WebEffective is a combination web stats tool (what page users are on, how long they stayed, etc.) and survey tool (consisting of post task, during task, and post test questions). Unlike a plain web analytics tool, WebEffective allows researchers to watch an intended task and get the "why" by asking users as they work. For example, if a user abandons a registration process, researchers can ask them questions to find out exactly what happened. (Yes, customers/participants can be intercepted to gather information, and Carol has found they are generally eager to provide feedback.) Therefore, WebEffective provides self-reported and actual data that allows researchers to better determine a customer's experience of a site. Of course clients need to come up with key metrics they want to observe, and should use the same ones to see trends (or the effect of a site redesign) over time.

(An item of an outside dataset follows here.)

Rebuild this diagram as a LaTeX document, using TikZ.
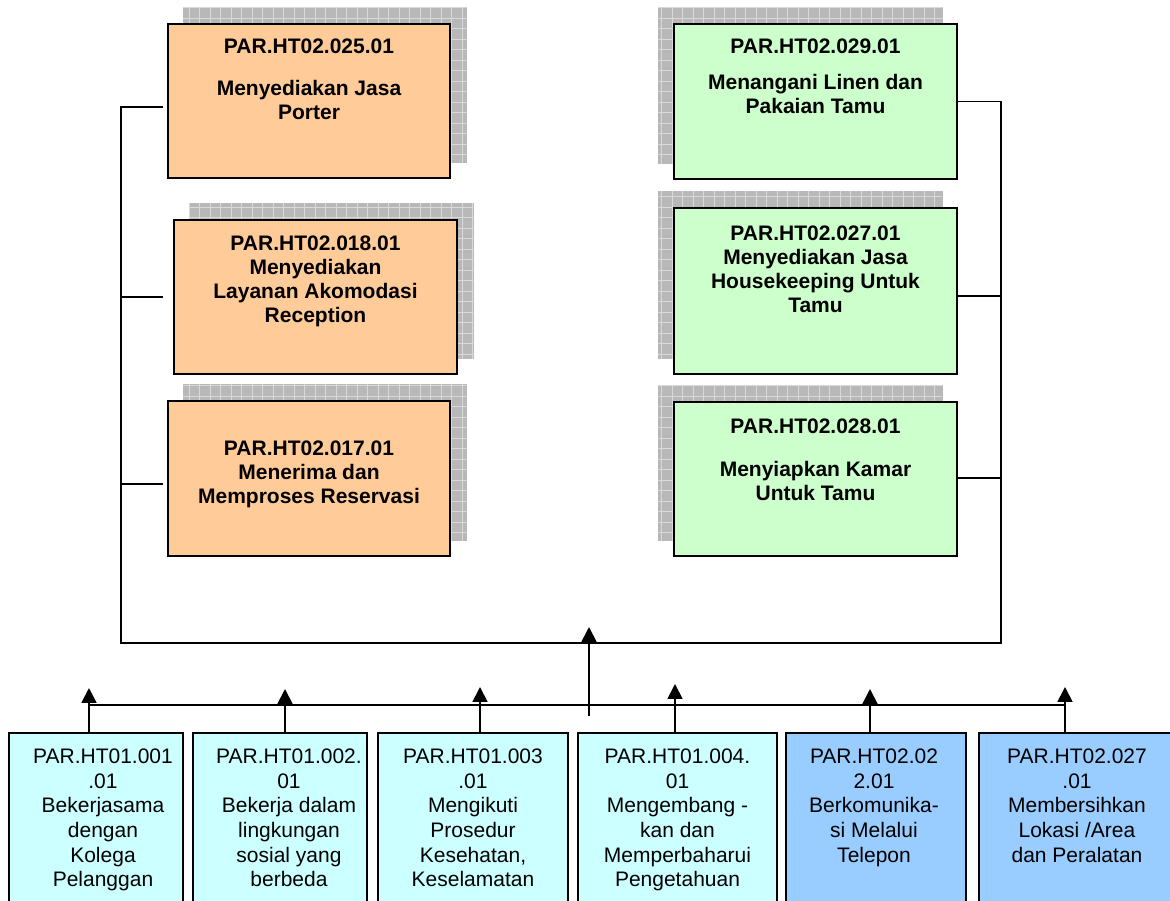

Keynote can do this research for interested companies, or license WebEffective for teams wanting to do the research themselves. Similar tools are available through open source projects as well. The relative cost for lab studies versus using WebEffective are comparable on a per user / per study basis. You can join a Keynote panel to evaluate web sites at http://panel.webeffective.keynote.com/.
Overall, the meeting was very interactive and attendees had lots of questions (captured in a separate Word document).